President Recep Tayyip Erdoğan traveled to Paris last week for an official visit, but Turkish media didn’t pay much attention to this diplomatic event. The pro-government press opted to focus on the president’s declarations on domestic political developments rather than reporting on the details and significance of the official visit itself, and opposition media focused on criticisms in the French media about the newly inaugurated presidential palace in Ankara.

It is obvious that Turkey’s new presidential residence is quite enormous and ostentatious. The problem is these press reports were published in the French media right before President Erdoğan’s arrival in France. Besides, newspapers on different sides of the political spectrum, such as Le Figaro and Liberation, have criticized the new residence with the same negative tone. It appears no matter what their political views are, all political players in France have similar perceptions about Turkey.

It is most unfortunate that domestic political bickering overshadows this kind of important diplomatic visit. It was a crucial visit, indeed, as we have learned that France and Turkey came together to discuss quite a number of strategic matters and that both countries disagree with the US on many issues.

Both countries agree that the activities of the Islamic State in Iraq and the Levant (ISIL) have badly affected the image of the Muslim world. They both agree that the fight against ISIL shouldn’t make us forget about the Bashar al-Assad regime. They both agree that Kurds shouldn’t be seen as the only ones who are fighting against ISIL and that the Free Syrian Army, too, should be incorporated into the anti-ISIL process.

Similarly, France and Turkey do admit that Kobani is important, but they insist that Aleppo is strategically more important and that the international community shouldn’t focus all its attention on the former. Additionally, the two countries agree that a secure zone inside Syrian territory has to be created. France seems eager to send its troops on foreign operations, as we have seen in the case of Libya and Mali. So if ground troops are to be deployed in Syria in the wake of air operations, France will probably agree to send its troops.

Kurds all over the region are cooperating more than ever with each other because of the ISIL danger. In the past, the Kurds of Iraq, Turkey and Syria looked to foreign assistance independently, and divergent Kurdish groups were supported by different actors in Europe, or by Iran and Russia.

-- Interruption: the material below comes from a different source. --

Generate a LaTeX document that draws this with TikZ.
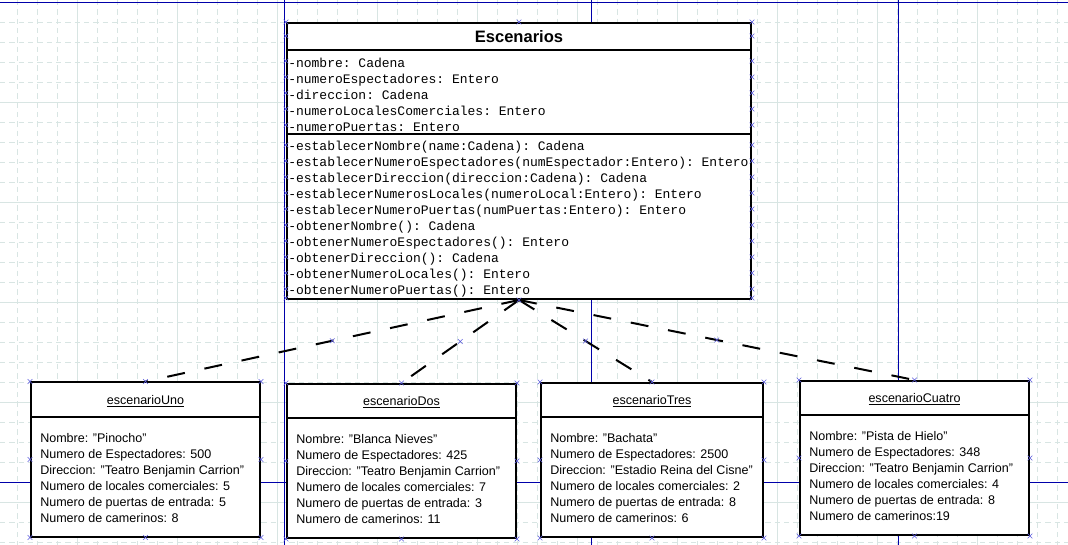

Now they are together and seem to be looking for a single source of support: the United States. That’s very convenient for the US as this country doesn’t like European powers meddling in Middle Eastern affairs. One of these European powers is France, obviously.

Syria holds special importance for France for historical reasons — and for strategic considerations if you think about Lebanon; the same is true for Turkey as well. It would seem that France is considering cooperating with Turkey and maintaining a presence in the region through that cooperation. The mutual support of France and Turkey could be quite effective in the Middle East and may serve the interests of both countries. Nevertheless, we don’t know yet if France has agreed to carry Turkey to Europe in exchange for Turkey carrying France to the Middle East. Such a bargain would only be fair.

The French government has to accept some risks if it agrees to help Turkey in its bid to join the EU, as it will have to influence public opinion in both Germany and France. Turkey will have to accept a number of risks, as well, because Turkish-French cooperation in the Middle East will definitely disturb more than one European country.

When two countries decide to share risks and advantages, that means there is already cooperation on the horizon.